West African leaders said on Sunday they would establish a regional peacekeeping force to intervene in member states to help restore security and constitutional order in a region that has witnessed several coups in the past two years.
West and Central Africa have made strides in the past decade to shed its reputation as a “coup belt”, but the Economic Commission for West African States (ECOWAS) wants to do more to boost constitutional government in its member states.
“The leaders of ECOWAS have decided to recalibrate our security architecture to ensure that we take care of our own security in the region,” the leaders said in a communique after an annual summit in Nigeria’s capital Abuja.
“The leaders are determined to establish a regional force that will intervene in the event of need, whether this is in the area of security, terrorism (or to) … restore constitutional order in member countries.”
ECOWAS did not give any details of how the force would be constituted but said defence chiefs would meet next month to work out how it would operate.
The ECOWAS leaders also expressed concern over the continued detention of 46 Ivorian soldiers in Mali. They asked Malian authorities to release the soldiers by the end of this month.

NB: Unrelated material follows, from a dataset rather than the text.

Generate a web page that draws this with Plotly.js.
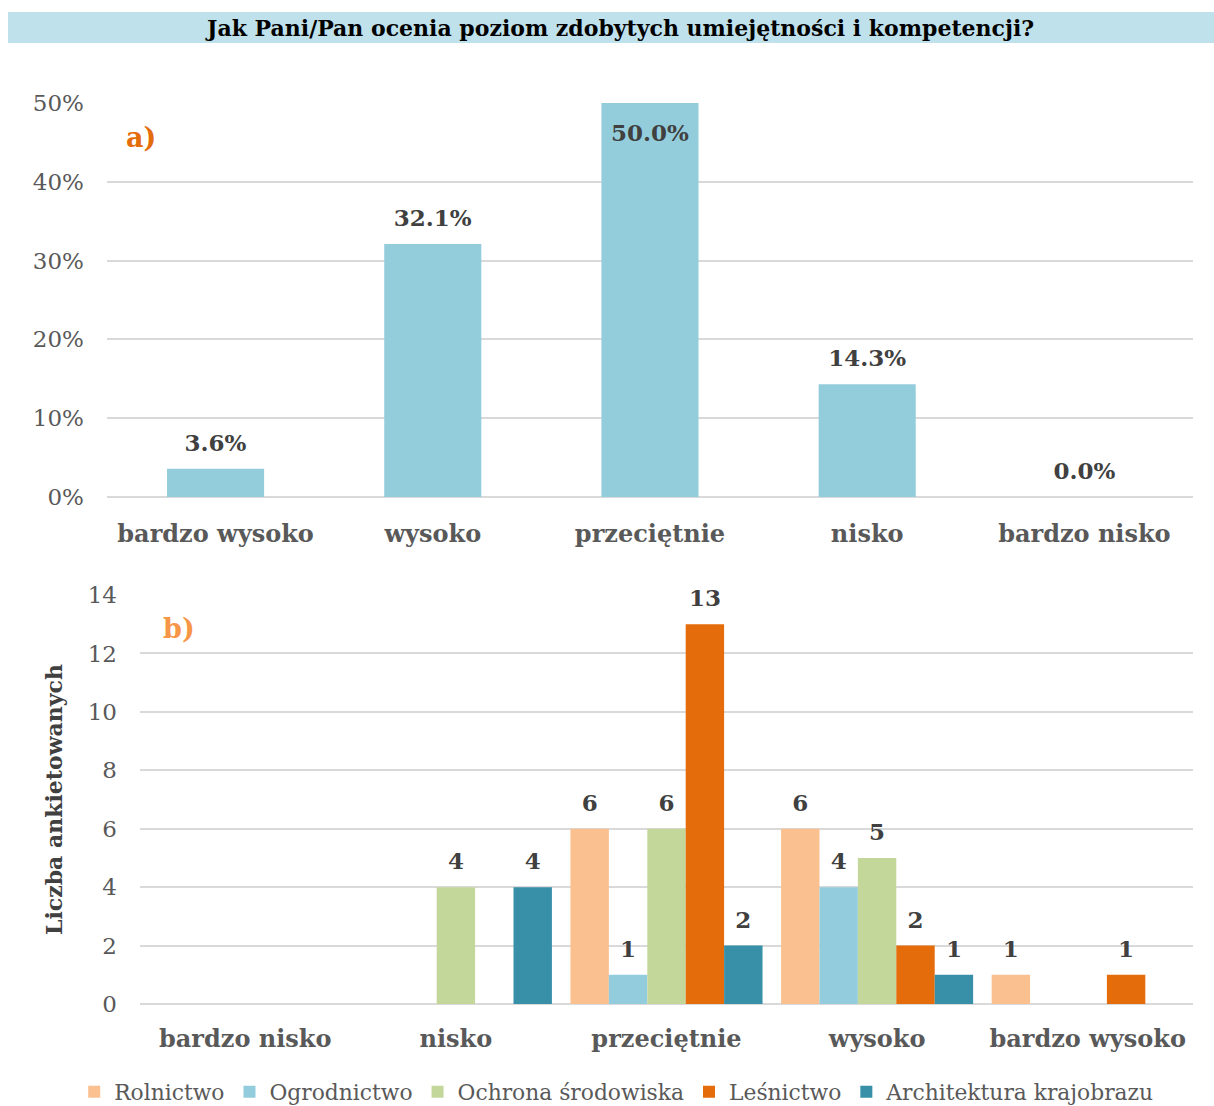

If the soldiers were not released, ECOWAS leaders “reserve the right and they have taken the decision to take certain measures but they would appeal and call on the authorities of Mali to release the soldiers.”
In Guinea, the leaders said the military authorities should immediately have an inclusive dialogue with all the parties and politicians, and also expressed serious concern about the security situation in Burkina Faso, which had a coup in October.